A special prosecutor probing past political crimes declined to answer questions as he walked out of courthouse past throngs of reporters on Thursday, in an appearance that likely signals arrest warrants against once-powerful figures in Mexico, perhaps even former president Luis Echeverria.
Prosecutor Ignacio Carrillo had promised action by today in his two-year-old probe of a 1971 slaying of protesters in Mexico City, a case in which Echeverria has been officially questioned as a suspect.
The possibility that a former president could be charged with serious crimes, perhaps even genocide, has created an uproar in Mexican politics. Echeverria's party, the country's largest, recently threatened to reduce cooperation with President Vicente Fox's government if he is charged.
PHOTO: REUTERS
Reporters swarmed to the Northern Prison, where the courthouse is located, though the law usually prohibits prosecutors from announcing the names of people facing arrest warrants until they are served.

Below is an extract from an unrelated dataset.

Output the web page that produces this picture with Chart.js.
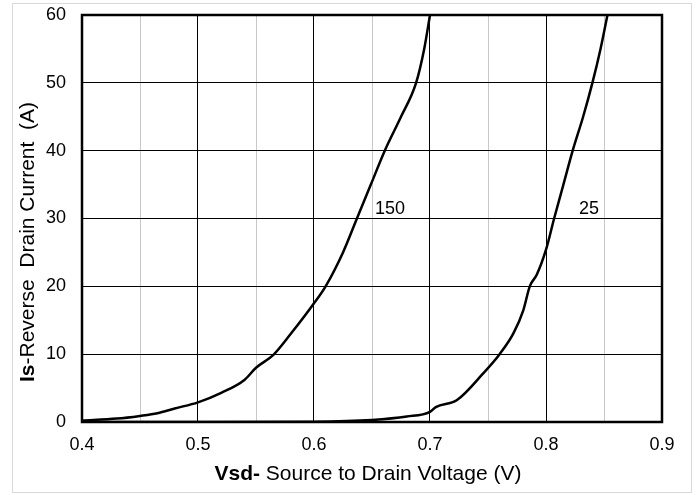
<!DOCTYPE html>
<html>
<head>
<meta charset="utf-8">
<script src="https://cdn.jsdelivr.net/npm/chart.js@4/dist/chart.umd.min.js"></script>
<style>
  html, body { margin: 0; padding: 0; background: #fff; }
  #wrap { width: 697px; height: 495px; }
</style>
</head>
<body>
<div id="wrap"><canvas id="chart" width="697" height="495"></canvas></div>
<script>
// Tj = 150 curve
const vsd150 = [0.40, 0.43, 0.45, 0.465, 0.48, 0.50, 0.52, 0.54, 0.55, 0.565, 0.58, 0.60, 0.61, 0.625, 0.637, 0.649, 0.661, 0.675, 0.688, 0.695, 0.700];
const is150 = [0.2, 0.5, 0.9, 1.3, 2.0, 2.9, 4.3, 6.2, 8.0, 9.9, 13.0, 17.5, 20, 25, 30, 35, 40, 45, 50, 55, 60];
// Tj = 25 curve
const vsd25 = [0.40, 0.50, 0.60, 0.65, 0.68, 0.70, 0.705, 0.723, 0.746, 0.76, 0.772, 0.7805, 0.786, 0.792, 0.80, 0.807, 0.815, 0.823, 0.832, 0.840, 0.847, 0.853];
const is25 = [0, 0, 0.05, 0.3, 0.8, 1.5, 2.2, 3.2, 7.2, 10, 13.1, 16.5, 20, 21.7, 25.4, 30, 35, 40, 45, 50, 55, 60];

const curveLabels = ["150", "25"];
const labelAt = [[0.6526, 31.4], [0.8284, 31.4]];

const xTitleBold = "Vsd-";
const xTitleRest = " Source to Drain Voltage (V)";
const yTitleBold = "Is";
const yTitleRest = "-Reverse  Drain Current  (A)";

const FONT = "'Liberation Sans', Arial, sans-serif";

const toPoints = (xs, ys) => xs.map((x, i) => ({ x: x, y: ys[i] }));

const frame = {
  id: "frame",
  beforeDraw(chart) {
    const ctx = chart.ctx;
    ctx.save();
    ctx.fillStyle = "#fff";
    ctx.fillRect(0, 0, chart.width, chart.height);
    ctx.strokeStyle = "#d9d9d9";
    ctx.lineWidth = 1;
    ctx.strokeRect(12.5, 3.5, 679, 489);
    ctx.restore();
  },
  afterDatasetsDraw(chart) {
    const ctx = chart.ctx;
    const a = chart.chartArea;
    const xs = chart.scales.x, ys = chart.scales.y;
    ctx.save();
    ctx.strokeStyle = "#000";
    ctx.lineWidth = 2.5;
    ctx.strokeRect(a.left, a.top, a.right - a.left, a.bottom - a.top);

    // curve labels
    ctx.fillStyle = "#000";
    ctx.font = "18px " + FONT;
    ctx.textAlign = "left";
    ctx.textBaseline = "middle";
    curveLabels.forEach((t, i) => {
      ctx.fillText(t, xs.getPixelForValue(labelAt[i][0]), ys.getPixelForValue(labelAt[i][1]));
    });

    // x title
    ctx.font = "bold 21px " + FONT;
    const wb = ctx.measureText(xTitleBold).width;
    ctx.font = "21px " + FONT;
    const wr = ctx.measureText(xTitleRest).width;
    const x0 = 368 - (wb + wr) / 2;
    ctx.font = "bold 21px " + FONT;
    ctx.fillText(xTitleBold, x0, 474);
    ctx.font = "21px " + FONT;
    ctx.fillText(xTitleRest, x0 + wb, 474);

    // y title
    ctx.translate(28, 242);
    ctx.rotate(-Math.PI / 2);
    ctx.font = "bold 21px " + FONT;
    const yb = ctx.measureText(yTitleBold).width;
    ctx.font = "21px " + FONT;
    const yr = ctx.measureText(yTitleRest).width;
    const y0 = -(yb + yr) / 2;
    ctx.font = "bold 21px " + FONT;
    ctx.fillText(yTitleBold, y0, 0);
    ctx.font = "21px " + FONT;
    ctx.fillText(yTitleRest, y0 + yb, 0);
    ctx.restore();
  }
};

const lineStyle = {
  borderColor: "#000",
  borderWidth: 2.5,
  pointRadius: 0,
  fill: false,
  tension: 0.4,
  cubicInterpolationMode: "monotone",
  showLine: true
};

new Chart(document.getElementById("chart"), {
  type: "scatter",
  data: {
    datasets: [
      Object.assign({ label: curveLabels[0], data: toPoints(vsd150, is150) }, lineStyle),
      Object.assign({ label: curveLabels[1], data: toPoints(vsd25, is25) }, lineStyle)
    ]
  },
  options: {
    responsive: false,
    animation: false,
    layout: { padding: { left: 32, right: 35, top: 15, bottom: 33 } },
    plugins: { legend: { display: false }, tooltip: { enabled: false } },
    scales: {
      x: {
        type: "linear",
        min: 0.4,
        max: 0.9,
        afterFit(scale) { scale.height = 40; scale.paddingLeft = 0; scale.paddingRight = 0; },
        border: { display: false },
        grid: {
          drawTicks: false,
          color: (c) => (c.index % 2 === 0 ? "#000" : "#c8c8c8"),
          lineWidth: 1
        },
        ticks: {
          stepSize: 0.05,
          autoSkip: false,
          maxRotation: 0,
          padding: 12,
          color: "#000",
          font: { family: FONT, size: 18 },
          callback: (v, i) => (i % 2 === 0 ? Number(v).toFixed(1) : "")
        }
      },
      y: {
        min: 0,
        max: 60,
        afterFit(scale) { scale.width = 50; scale.paddingTop = 0; scale.paddingBottom = 0; },
        border: { display: false },
        grid: { drawTicks: false, color: "#000", lineWidth: 1 },
        ticks: {
          stepSize: 10,
          padding: 16,
          color: "#000",
          font: { family: FONT, size: 18 }
        }
      }
    }
  },
  plugins: [frame]
});
</script>
</body>
</html>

The normally talkative special prosecutor had carried a thick stack of files into the courthouse before returning to his car without fielding questions.
In a sign of the deep divisions in Mexico, Mexico's top organized crime prosecutor said on Thursday that soldiers and police involved in political crimes of the 1960s and 1970s should be pardoned.

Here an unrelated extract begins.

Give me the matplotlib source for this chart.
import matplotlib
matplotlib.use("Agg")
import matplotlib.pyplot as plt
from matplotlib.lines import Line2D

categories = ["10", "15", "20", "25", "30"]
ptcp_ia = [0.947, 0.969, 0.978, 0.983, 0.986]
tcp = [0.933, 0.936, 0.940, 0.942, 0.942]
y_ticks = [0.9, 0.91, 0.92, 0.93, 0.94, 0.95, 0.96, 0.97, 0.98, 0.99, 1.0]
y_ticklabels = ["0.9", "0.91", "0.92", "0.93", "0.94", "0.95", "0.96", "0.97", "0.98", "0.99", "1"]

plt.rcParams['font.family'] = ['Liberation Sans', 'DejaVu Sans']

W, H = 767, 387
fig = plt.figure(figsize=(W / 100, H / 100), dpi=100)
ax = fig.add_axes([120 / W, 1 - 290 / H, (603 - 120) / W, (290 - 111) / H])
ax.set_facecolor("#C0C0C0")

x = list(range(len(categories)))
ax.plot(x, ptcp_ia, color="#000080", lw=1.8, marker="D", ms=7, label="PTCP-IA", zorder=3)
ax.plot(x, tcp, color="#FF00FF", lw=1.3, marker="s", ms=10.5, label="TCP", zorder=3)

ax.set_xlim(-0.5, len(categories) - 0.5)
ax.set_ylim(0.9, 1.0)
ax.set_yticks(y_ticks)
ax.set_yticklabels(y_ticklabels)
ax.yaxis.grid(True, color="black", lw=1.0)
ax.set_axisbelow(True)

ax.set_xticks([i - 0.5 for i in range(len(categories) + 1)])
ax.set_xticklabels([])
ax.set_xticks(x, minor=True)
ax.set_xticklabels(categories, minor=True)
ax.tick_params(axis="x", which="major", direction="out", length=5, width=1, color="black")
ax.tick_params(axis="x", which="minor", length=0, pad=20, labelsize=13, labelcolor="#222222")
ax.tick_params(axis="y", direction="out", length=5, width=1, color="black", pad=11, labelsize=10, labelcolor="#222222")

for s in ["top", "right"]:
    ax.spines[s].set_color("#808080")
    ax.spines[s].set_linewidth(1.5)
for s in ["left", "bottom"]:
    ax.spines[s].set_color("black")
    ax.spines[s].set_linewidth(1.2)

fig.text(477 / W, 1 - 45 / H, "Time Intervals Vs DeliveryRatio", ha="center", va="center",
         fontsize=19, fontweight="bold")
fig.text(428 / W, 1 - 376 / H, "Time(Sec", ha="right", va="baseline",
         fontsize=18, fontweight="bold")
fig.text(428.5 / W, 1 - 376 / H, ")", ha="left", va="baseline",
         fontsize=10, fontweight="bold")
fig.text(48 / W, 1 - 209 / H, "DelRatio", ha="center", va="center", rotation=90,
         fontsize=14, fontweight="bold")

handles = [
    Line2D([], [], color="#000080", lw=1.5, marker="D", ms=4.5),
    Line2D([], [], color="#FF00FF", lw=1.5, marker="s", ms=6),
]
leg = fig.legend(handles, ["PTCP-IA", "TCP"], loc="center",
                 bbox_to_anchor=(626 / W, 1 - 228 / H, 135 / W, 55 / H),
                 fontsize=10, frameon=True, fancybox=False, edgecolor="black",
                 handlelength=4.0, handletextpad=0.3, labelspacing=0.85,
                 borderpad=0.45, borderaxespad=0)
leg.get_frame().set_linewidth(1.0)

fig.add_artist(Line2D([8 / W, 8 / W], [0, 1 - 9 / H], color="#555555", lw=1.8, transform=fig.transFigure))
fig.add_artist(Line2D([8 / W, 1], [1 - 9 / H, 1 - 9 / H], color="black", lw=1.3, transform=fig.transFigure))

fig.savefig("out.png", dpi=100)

Assistant Attorney General Jose Luis Santiago Vasconcelos told reporters that Mexico was stuck in the past -- and that some leftist activists were playing politics with the past-crimes charges.
"Why go back to an investigation that, after so much time, will not go anywhere?" said Santiago Vasconcelos, arguing that the statute of limitations had run out on the crimes.
"Mexico has historically been stuck, because we always look to the past, and we never look to the future," Santiago Vasconcelos said, calling for "a national reconciliation" and amnesty.
"It appears to me petty that those who got the same kind of amnesty in 1978 from the Mexican government are now seeking political or personal benefit" by calling for prosecutions, he said. "It's inconceivable that someone who got a generous pardon ... will not even discuss the same treatment for others."
He was referring to amnesty for the radical guerrilla movements that attacked military and civilian targets, kidnapping, killing and robbing banks.
"Can you try the person who planted three bombs, or ambushed and killed 10 soldiers, or killed 10 people? No," he said.
Santiago Vasconcelos denied allegations that the administration of President Vicente Fox was considering a pardon, in return for support from Echeverria's Institutional Revolutionary Party, or PRI, for Fox's economic reforms.